> What to work on: Find each line with "React" and copy it.
## BEGIN Input rows
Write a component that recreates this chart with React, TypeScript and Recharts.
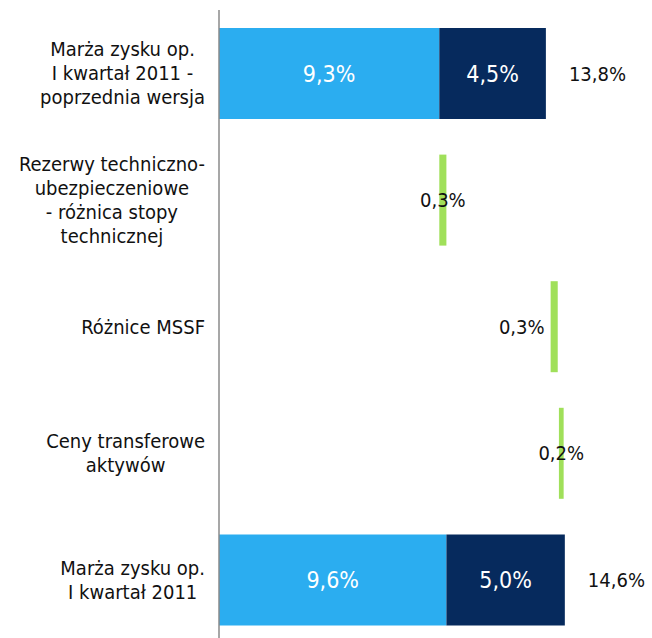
import * as React from 'react';
import { BarChart, Bar, XAxis, YAxis, LabelList } from 'recharts';

const categories = [
  'Marża zysku op.|I kwartał 2011 -|poprzednia wersja',
  'Rezerwy techniczno-|ubezpieczeniowe|- różnica stopy|technicznej',
  'Różnice MSSF',
  'Ceny transferowe|aktywów',
  'Marża zysku op.|I kwartał 2011',
];
// waterfall pieces (in %)
const baseValues = [9.3, 0, 0, 0, 9.6];
const topValues = [4.5, 0, 0, 0, 5.0];
const offsets = [0, 9.3, 14.0, 14.35, 0];
const changes = [0, 0.3, 0.3, 0.2, 0];

const LIGHT = '#2badf0';
const DARK = '#062a5d';
const GREEN = '#a0e05a';
const FONT = '"DejaVu Sans Condensed", "Liberation Sans", sans-serif';

const data = categories.map((name, i) => ({
  name,
  offset: offsets[i],
  base: baseValues[i],
  top: topValues[i],
  change: changes[i],
}));

const fmt = (v: number) => v.toFixed(1).replace('.', ',') + '%';

let canvas: HTMLCanvasElement | null = null;
const measure = (s: string, size: number) => {
  if (!canvas) canvas = document.createElement('canvas');
  const ctx = canvas.getContext('2d');
  if (!ctx) return s.length * size * 0.5;
  ctx.font = size + 'px ' + FONT;
  return ctx.measureText(s).width;
};

const CategoryTick = (props: any) => {
  const { x, y, payload } = props;
  const lines: string[] = String(payload.value).split('|');
  const size = 20;
  const lh = 24;
  const right = x - 6;
  const w = Math.max(...lines.map(l => measure(l, size)));
  const cx = right - w / 2;
  const y0 = y - ((lines.length - 1) * lh) / 2;
  return (
    <g>
      {lines.map((l, i) => (
        <text key={i} x={cx} y={y0 + i * lh} textAnchor="middle" dominantBaseline="central"
          fontSize={size} fontFamily={FONT} fill="#111">{l}</text>
      ))}
    </g>
  );
};

const WhiteLabel = (props: any) => {
  const { x, y, width, height, value } = props;
  if (!value) return null;
  return (
    <text x={x + width / 2} y={y + height / 2} textAnchor="middle" dominantBaseline="central"
      fontSize={23} fontFamily={FONT} fill="#fff">{fmt(value)}</text>
  );
};

// value here is the category name, so we can look up the row
const TotalLabel = (props: any) => {
  const { x, y, width, height, value } = props;
  const i = categories.indexOf(value);
  if (i < 0 || !topValues[i]) return null;
  const total = baseValues[i] + topValues[i];
  return (
    <text x={x + width + 23} y={y + height / 2} textAnchor="start" dominantBaseline="central"
      fontSize={20} fontFamily={FONT} fill="#111">{fmt(total)}</text>
  );
};

const ChangeLabel = (props: any) => {
  const { x, y, width, height, value } = props;
  const i = categories.indexOf(value);
  if (i < 0 || !changes[i]) return null;
  const beside = i === 2;
  return (
    <text x={beside ? x - 6 : x + width / 2} y={y + height / 2}
      textAnchor={beside ? 'end' : 'middle'} dominantBaseline="central"
      fontSize={20} fontFamily={FONT} fill="#111">{fmt(changes[i])}</text>
  );
};

export default function App() {
  return (
    <div style={{ position: 'absolute', left: 0, top: 0, width: 652, height: 638, overflow: 'hidden', background: '#fff' }}>
      <BarChart width={652} height={643} data={data} layout="vertical"
        margin={{ top: 10, right: 54, bottom: 0, left: 0 }}>
        <XAxis type="number" domain={[0, 16]} hide />
        <YAxis type="category" dataKey="name" width={219} tickLine={false}
          axisLine={{ stroke: '#8a8a8a', strokeWidth: 1.5 }} tick={<CategoryTick />} interval={0} />
        <Bar dataKey="offset" stackId="w" fill="transparent" barSize={91} isAnimationActive={false} />
        <Bar dataKey="base" stackId="w" fill={LIGHT} barSize={91} isAnimationActive={false}>
          <LabelList dataKey="base" content={<WhiteLabel />} />
        </Bar>
        <Bar dataKey="top" stackId="w" fill={DARK} barSize={91} isAnimationActive={false}>
          <LabelList dataKey="top" content={<WhiteLabel />} />
          <LabelList dataKey="name" content={<TotalLabel />} />
        </Bar>
        <Bar dataKey="change" stackId="w" fill={GREEN} barSize={91} isAnimationActive={false}>
          <LabelList dataKey="name" content={<ChangeLabel />} />
        </Bar>
      </BarChart>
    </div>
  );
}
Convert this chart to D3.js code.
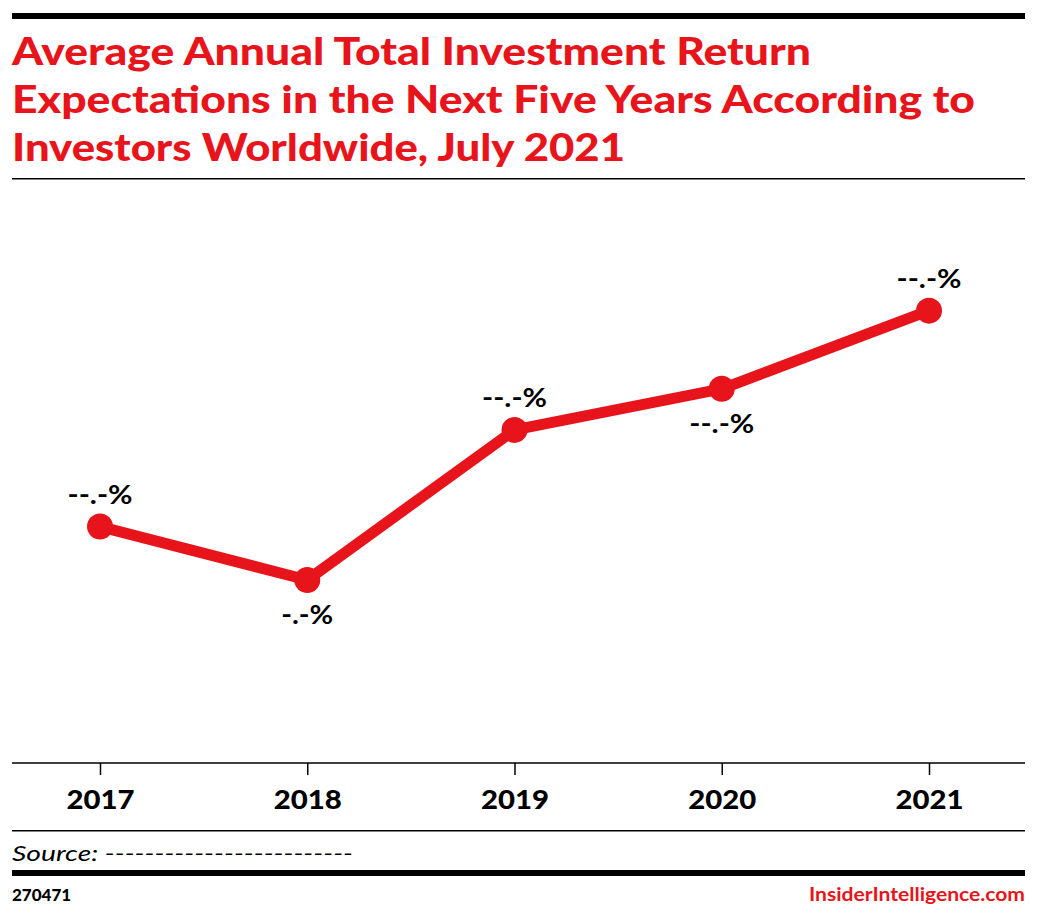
<!DOCTYPE html>
<html><head><meta charset="utf-8">
<script src="https://cdn.jsdelivr.net/npm/d3@7"></script>
<style>body{margin:0;background:#fff}svg{display:block}</style>
</head><body>
<script>
const years = ["2017","2018","2019","2020","2021"];
const values = [11.5, 8.9, 16.2, 18.2, 22.0];
const labels = ["--.-%","-.-%","--.-%","--.-%","--.-%"];
const labelPos = ["above","below","above","below","above"];
const titleLines = ["Average Annual Total Investment Return","Expectations in the Next Five Years According to","Investors Worldwide, July 2021"];
const titleWidths = [799, 963, 613];

const W=1038,H=919,red="#e8141c";
const svg=d3.select("body").append("svg").attr("width",W).attr("height",H);
const font="Lato, 'Open Sans', sans-serif";
svg.append("rect").attr("x",12).attr("y",13).attr("width",1013).attr("height",6).attr("fill","#000");
svg.selectAll(".t").data(titleLines).enter().append("text")
 .attr("x",12).attr("y",(d,i)=>65+i*48).attr("fill",red).attr("font-family",font)
 .attr("font-weight",900).attr("font-size",38).attr("textLength",(d,i)=>titleWidths[i])
 .attr("lengthAdjust","spacingAndGlyphs").text(d=>d);
svg.append("rect").attr("x",12).attr("y",178).attr("width",1013).attr("height",1.5).attr("fill","#000");

const x=d3.scalePoint().domain(years).range([100,929]);
const y=d3.scaleLinear().domain([0,25]).range([763,249]);
svg.append("line").attr("x1",12).attr("x2",1025).attr("y1",763).attr("y2",763).attr("stroke","#000").attr("stroke-width",1.5);
const ax=svg.append("g").attr("transform","translate(0,763)").call(d3.axisBottom(x).tickSize(12).tickPadding(16));
ax.select(".domain").remove();
ax.selectAll("line").attr("stroke","#000").attr("stroke-width",1.5);
ax.selectAll("text").attr("font-family",font).attr("font-weight",900).attr("font-size",26).attr("fill","#000")
 .attr("textLength",68).attr("lengthAdjust","spacingAndGlyphs");

const pts=years.map((yr,i)=>({yr,v:values[i],l:labels[i],p:labelPos[i]}));
svg.append("path").datum(pts).attr("fill","none").attr("stroke",red).attr("stroke-width",11)
 .attr("stroke-linejoin","round").attr("d",d3.line().x(d=>x(d.yr)).y(d=>y(d.v)));
svg.selectAll(".c").data(pts).enter().append("circle").attr("cx",d=>x(d.yr)).attr("cy",d=>y(d.v)).attr("r",13).attr("fill",red);
svg.selectAll(".l").data(pts).enter().append("text").attr("x",d=>x(d.yr)).attr("y",d=>y(d.v)+(d.p=="above"?-23:44))
 .attr("text-anchor","middle").attr("font-family",font).attr("font-weight",700).attr("font-size",26)
 .attr("textLength",d=>d.l.length*13).attr("lengthAdjust","spacingAndGlyphs").text(d=>d.l);

svg.append("rect").attr("x",12).attr("y",830).attr("width",1013).attr("height",1.5).attr("fill","#000");
svg.append("text").attr("x",12).attr("y",861).attr("font-family",font).attr("font-style","italic").attr("font-size",21)
 .attr("textLength",341).attr("lengthAdjust","spacingAndGlyphs").text("Source: -------------------------");
svg.append("rect").attr("x",12).attr("y",870).attr("width",1013).attr("height",6).attr("fill","#000");
svg.append("text").attr("x",12).attr("y",901).attr("font-family",font).attr("font-weight",900).attr("font-size",17).text("270471");
svg.append("text").attr("x",1025).attr("y",901).attr("text-anchor","end").attr("fill",red).attr("font-family",font).attr("font-weight",700).attr("font-size",19)
 .attr("textLength",216).attr("lengthAdjust","spacingAndGlyphs").text("InsiderIntelligence.com");
</script></body></html>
## END Input rows
> Response:
Write a component that recreates this chart with React, TypeScript and Recharts.
import * as React from 'react';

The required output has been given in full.